[DIRECTION] Exactly retype the lines from the top of the data through the line containing "const deg = d3.scaleLinear().domain([0, 360]).range([0, 2", leaving out every picture.
··· AVAILABLE RECORDS ···
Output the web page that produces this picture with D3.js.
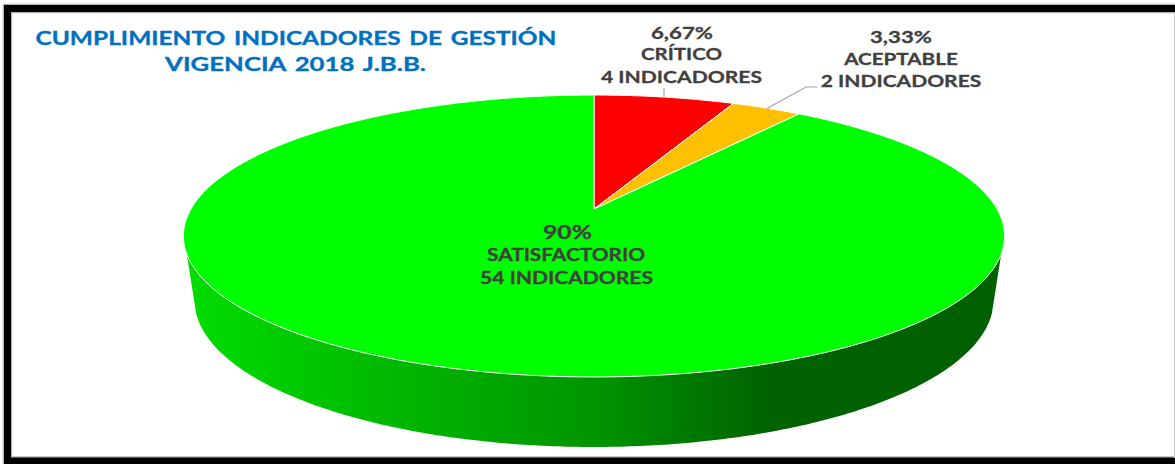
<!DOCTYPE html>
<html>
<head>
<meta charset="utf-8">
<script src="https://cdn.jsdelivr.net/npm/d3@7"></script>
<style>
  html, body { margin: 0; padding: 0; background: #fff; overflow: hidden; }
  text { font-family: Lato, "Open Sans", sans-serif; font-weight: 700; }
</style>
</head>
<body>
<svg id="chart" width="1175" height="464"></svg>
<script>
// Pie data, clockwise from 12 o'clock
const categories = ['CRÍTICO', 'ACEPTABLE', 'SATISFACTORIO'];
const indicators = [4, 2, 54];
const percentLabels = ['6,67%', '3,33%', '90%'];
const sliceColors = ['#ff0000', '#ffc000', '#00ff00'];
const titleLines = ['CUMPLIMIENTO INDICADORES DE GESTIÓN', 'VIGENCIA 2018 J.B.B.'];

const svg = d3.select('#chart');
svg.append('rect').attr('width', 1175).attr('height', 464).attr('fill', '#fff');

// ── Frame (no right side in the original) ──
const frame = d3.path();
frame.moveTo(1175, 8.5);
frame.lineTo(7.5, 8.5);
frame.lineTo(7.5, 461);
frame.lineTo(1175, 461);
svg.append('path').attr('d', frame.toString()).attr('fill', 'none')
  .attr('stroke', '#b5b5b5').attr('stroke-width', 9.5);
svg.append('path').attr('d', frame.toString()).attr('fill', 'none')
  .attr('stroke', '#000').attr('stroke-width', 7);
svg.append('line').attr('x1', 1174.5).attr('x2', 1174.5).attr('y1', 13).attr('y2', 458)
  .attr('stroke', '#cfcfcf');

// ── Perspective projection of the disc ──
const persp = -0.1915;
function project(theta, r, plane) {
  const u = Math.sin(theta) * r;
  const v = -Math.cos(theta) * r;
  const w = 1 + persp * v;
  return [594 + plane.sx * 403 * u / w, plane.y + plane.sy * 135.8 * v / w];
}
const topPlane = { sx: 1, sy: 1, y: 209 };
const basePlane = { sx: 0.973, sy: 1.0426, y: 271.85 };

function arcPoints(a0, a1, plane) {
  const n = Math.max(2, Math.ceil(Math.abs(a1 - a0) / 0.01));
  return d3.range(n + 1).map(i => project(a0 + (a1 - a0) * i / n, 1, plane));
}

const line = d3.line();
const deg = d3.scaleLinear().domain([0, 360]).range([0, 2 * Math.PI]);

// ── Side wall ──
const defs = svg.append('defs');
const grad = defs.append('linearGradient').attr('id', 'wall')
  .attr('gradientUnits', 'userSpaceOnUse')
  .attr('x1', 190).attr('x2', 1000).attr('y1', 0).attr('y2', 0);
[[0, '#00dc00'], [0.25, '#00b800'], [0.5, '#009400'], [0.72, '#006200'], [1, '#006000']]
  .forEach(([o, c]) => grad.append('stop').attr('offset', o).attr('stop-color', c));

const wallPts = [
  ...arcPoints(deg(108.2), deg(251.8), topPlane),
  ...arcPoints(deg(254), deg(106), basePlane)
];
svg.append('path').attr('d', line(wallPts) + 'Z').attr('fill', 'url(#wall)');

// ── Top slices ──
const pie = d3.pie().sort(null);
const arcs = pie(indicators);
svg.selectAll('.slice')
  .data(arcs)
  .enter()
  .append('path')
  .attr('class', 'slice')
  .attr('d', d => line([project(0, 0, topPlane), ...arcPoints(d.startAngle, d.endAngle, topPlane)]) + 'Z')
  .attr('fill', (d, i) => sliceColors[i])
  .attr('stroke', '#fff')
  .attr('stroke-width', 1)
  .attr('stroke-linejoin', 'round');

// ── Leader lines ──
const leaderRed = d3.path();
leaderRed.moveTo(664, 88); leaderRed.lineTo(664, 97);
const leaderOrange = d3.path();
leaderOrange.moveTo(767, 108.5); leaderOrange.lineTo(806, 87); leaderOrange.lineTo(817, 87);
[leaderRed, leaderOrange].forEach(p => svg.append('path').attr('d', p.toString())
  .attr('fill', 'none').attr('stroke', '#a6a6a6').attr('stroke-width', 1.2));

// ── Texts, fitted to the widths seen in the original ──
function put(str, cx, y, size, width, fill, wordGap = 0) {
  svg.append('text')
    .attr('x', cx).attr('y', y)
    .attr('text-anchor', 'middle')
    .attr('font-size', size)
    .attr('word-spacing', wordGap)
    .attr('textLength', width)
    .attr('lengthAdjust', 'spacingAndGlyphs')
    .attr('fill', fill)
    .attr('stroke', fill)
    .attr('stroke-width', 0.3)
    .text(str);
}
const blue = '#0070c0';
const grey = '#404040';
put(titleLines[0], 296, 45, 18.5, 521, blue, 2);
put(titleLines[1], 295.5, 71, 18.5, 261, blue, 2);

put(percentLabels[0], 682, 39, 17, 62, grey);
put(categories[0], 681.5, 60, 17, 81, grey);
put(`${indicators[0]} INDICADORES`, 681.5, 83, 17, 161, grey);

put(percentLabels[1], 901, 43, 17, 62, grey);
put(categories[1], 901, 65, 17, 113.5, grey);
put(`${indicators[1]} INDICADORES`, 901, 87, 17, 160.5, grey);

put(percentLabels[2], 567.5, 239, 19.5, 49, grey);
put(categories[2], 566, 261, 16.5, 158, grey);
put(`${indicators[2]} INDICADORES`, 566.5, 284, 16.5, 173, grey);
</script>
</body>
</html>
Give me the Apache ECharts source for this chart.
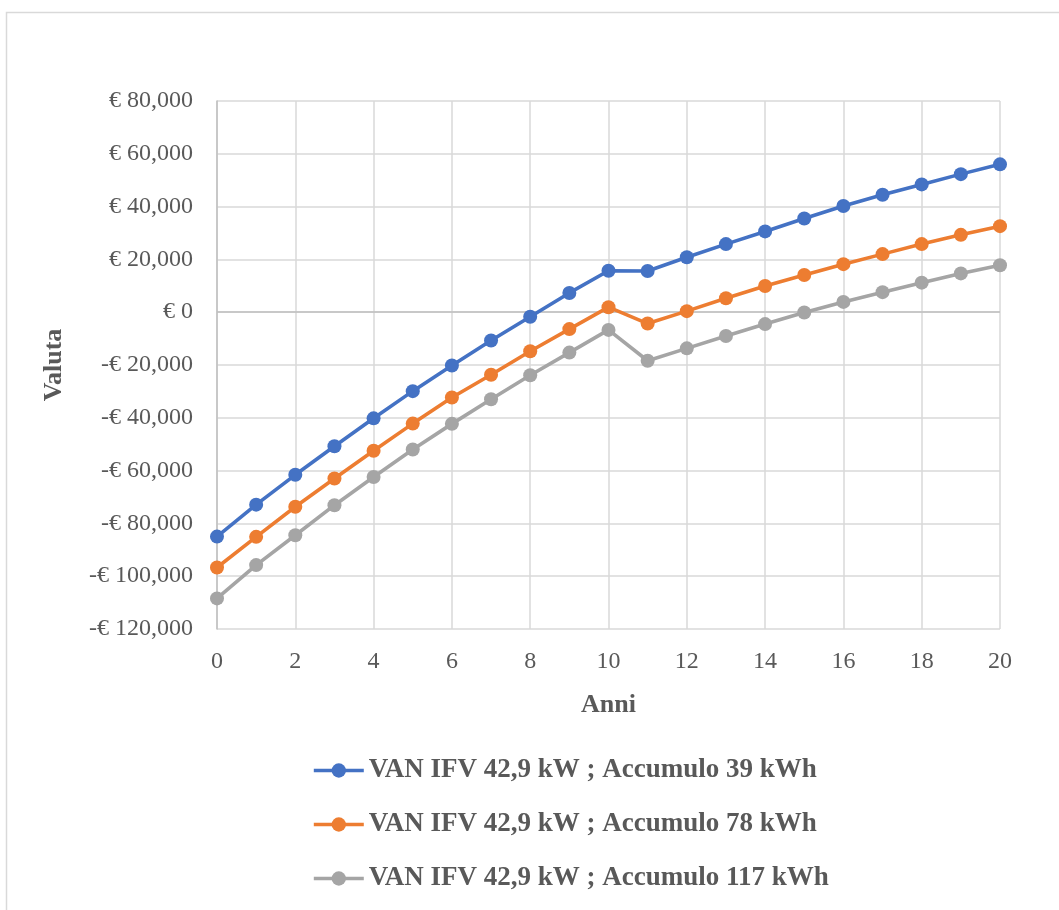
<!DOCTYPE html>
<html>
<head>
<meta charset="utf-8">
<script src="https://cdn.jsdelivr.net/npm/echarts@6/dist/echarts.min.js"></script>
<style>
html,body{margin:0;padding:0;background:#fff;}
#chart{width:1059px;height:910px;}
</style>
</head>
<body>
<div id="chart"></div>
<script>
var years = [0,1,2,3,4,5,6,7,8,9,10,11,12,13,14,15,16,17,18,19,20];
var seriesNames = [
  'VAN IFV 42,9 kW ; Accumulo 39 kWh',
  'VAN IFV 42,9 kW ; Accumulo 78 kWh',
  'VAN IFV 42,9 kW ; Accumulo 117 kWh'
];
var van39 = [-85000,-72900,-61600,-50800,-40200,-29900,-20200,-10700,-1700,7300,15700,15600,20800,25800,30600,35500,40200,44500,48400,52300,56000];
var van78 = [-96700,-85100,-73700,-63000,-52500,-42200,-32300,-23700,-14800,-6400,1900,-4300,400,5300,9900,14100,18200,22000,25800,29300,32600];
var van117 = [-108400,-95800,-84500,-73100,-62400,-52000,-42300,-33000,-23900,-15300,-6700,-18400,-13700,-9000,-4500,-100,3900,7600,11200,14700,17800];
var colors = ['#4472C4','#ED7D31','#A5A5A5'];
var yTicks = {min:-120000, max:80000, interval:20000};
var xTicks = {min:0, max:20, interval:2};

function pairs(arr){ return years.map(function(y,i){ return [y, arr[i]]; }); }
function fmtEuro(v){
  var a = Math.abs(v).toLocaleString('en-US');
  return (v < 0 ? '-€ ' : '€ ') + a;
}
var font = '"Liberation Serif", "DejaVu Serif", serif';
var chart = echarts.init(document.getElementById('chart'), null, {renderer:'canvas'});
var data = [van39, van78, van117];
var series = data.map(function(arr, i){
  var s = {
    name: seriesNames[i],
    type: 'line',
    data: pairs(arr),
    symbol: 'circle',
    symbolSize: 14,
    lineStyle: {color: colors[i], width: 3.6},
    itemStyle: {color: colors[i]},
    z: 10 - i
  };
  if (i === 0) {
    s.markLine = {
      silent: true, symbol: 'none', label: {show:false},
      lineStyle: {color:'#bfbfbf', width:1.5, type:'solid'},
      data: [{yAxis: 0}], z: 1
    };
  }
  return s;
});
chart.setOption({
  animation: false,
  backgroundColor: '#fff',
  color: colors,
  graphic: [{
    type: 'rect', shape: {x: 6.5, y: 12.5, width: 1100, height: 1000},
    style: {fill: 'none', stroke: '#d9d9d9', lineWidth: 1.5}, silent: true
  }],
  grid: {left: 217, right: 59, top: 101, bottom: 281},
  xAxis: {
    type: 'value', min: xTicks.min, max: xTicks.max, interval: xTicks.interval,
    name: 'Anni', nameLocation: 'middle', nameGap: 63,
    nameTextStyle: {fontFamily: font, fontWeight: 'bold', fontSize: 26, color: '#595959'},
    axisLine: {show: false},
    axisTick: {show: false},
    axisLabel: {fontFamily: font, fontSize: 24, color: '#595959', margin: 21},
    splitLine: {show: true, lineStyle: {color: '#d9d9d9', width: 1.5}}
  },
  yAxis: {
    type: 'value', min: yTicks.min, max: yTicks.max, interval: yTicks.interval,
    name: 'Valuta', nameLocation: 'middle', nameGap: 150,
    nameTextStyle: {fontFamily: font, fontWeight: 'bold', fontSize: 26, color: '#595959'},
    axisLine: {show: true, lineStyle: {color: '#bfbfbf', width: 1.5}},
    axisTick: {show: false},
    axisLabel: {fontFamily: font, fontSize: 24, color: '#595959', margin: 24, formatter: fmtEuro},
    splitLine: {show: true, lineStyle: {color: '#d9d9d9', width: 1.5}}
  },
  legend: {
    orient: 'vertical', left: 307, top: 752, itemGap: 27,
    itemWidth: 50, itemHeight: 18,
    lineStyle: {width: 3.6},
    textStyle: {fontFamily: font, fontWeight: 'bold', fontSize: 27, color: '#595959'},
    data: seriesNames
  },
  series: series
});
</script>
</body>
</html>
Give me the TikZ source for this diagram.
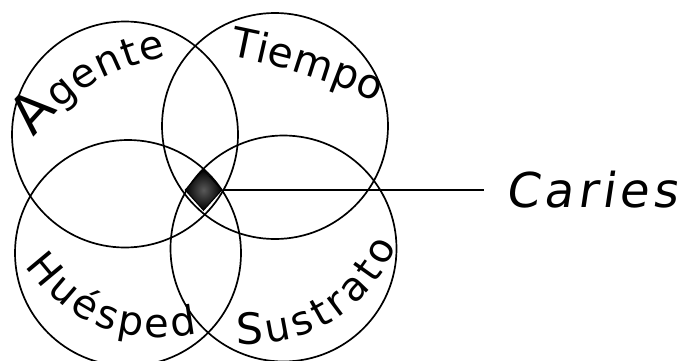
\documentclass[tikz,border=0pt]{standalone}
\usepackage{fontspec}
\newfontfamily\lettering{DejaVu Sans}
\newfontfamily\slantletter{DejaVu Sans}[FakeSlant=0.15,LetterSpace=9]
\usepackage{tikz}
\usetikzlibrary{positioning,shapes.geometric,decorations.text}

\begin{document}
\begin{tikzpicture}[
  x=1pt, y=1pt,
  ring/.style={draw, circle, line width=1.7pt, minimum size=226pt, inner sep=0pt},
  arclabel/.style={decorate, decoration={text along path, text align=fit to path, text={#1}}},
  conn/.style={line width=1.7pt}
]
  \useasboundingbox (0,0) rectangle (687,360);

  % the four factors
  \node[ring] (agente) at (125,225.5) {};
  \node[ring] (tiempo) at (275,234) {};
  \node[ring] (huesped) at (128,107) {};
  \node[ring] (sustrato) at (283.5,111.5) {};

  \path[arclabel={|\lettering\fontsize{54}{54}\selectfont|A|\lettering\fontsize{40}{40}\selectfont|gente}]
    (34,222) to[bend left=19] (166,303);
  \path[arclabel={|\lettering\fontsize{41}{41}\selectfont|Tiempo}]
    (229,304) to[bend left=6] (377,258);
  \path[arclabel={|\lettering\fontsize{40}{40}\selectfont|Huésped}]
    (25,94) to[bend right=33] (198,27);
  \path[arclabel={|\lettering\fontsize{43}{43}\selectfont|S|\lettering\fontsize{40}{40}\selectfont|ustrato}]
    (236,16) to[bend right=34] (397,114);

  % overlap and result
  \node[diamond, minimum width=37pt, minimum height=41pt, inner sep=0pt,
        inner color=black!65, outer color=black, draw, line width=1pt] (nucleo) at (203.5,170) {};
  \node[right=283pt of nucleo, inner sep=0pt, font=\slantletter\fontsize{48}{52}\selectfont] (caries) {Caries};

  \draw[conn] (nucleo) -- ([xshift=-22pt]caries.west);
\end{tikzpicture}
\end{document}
···
[FINISHED TASK]
Output the web page that produces this picture with D3.js.
<!DOCTYPE html>
<html>
<head>
<meta charset="utf-8">
<script src="https://cdn.jsdelivr.net/npm/d3@7"></script>
<style>
  html, body { margin: 0; padding: 0; background: #fff; overflow: hidden; }
  text { font-family: Lato, "Open Sans", sans-serif; font-weight: 700; }
</style>
</head>
<body>
<svg id="chart" width="1175" height="464"></svg>
<script>
// Pie data, clockwise from 12 o'clock
const categories = ['CRÍTICO', 'ACEPTABLE', 'SATISFACTORIO'];
const indicators = [4, 2, 54];
const percentLabels = ['6,67%', '3,33%', '90%'];
const sliceColors = ['#ff0000', '#ffc000', '#00ff00'];
const titleLines = ['CUMPLIMIENTO INDICADORES DE GESTIÓN', 'VIGENCIA 2018 J.B.B.'];

const svg = d3.select('#chart');
svg.append('rect').attr('width', 1175).attr('height', 464).attr('fill', '#fff');

// ── Frame (no right side in the original) ──
const frame = d3.path();
frame.moveTo(1175, 8.5);
frame.lineTo(7.5, 8.5);
frame.lineTo(7.5, 461);
frame.lineTo(1175, 461);
svg.append('path').attr('d', frame.toString()).attr('fill', 'none')
  .attr('stroke', '#b5b5b5').attr('stroke-width', 9.5);
svg.append('path').attr('d', frame.toString()).attr('fill', 'none')
  .attr('stroke', '#000').attr('stroke-width', 7);
svg.append('line').attr('x1', 1174.5).attr('x2', 1174.5).attr('y1', 13).attr('y2', 458)
  .attr('stroke', '#cfcfcf');

// ── Perspective projection of the disc ──
const persp = -0.1915;
function project(theta, r, plane) {
  const u = Math.sin(theta) * r;
  const v = -Math.cos(theta) * r;
  const w = 1 + persp * v;
  return [594 + plane.sx * 403 * u / w, plane.y + plane.sy * 135.8 * v / w];
}
const topPlane = { sx: 1, sy: 1, y: 209 };
const basePlane = { sx: 0.973, sy: 1.0426, y: 271.85 };

function arcPoints(a0, a1, plane) {
  const n = Math.max(2, Math.ceil(Math.abs(a1 - a0) / 0.01));
  return d3.range(n + 1).map(i => project(a0 + (a1 - a0) * i / n, 1, plane));
}

const line = d3.line();
const deg = d3.scaleLinear().domain([0, 360]).range([0, 2 * Math.PI]);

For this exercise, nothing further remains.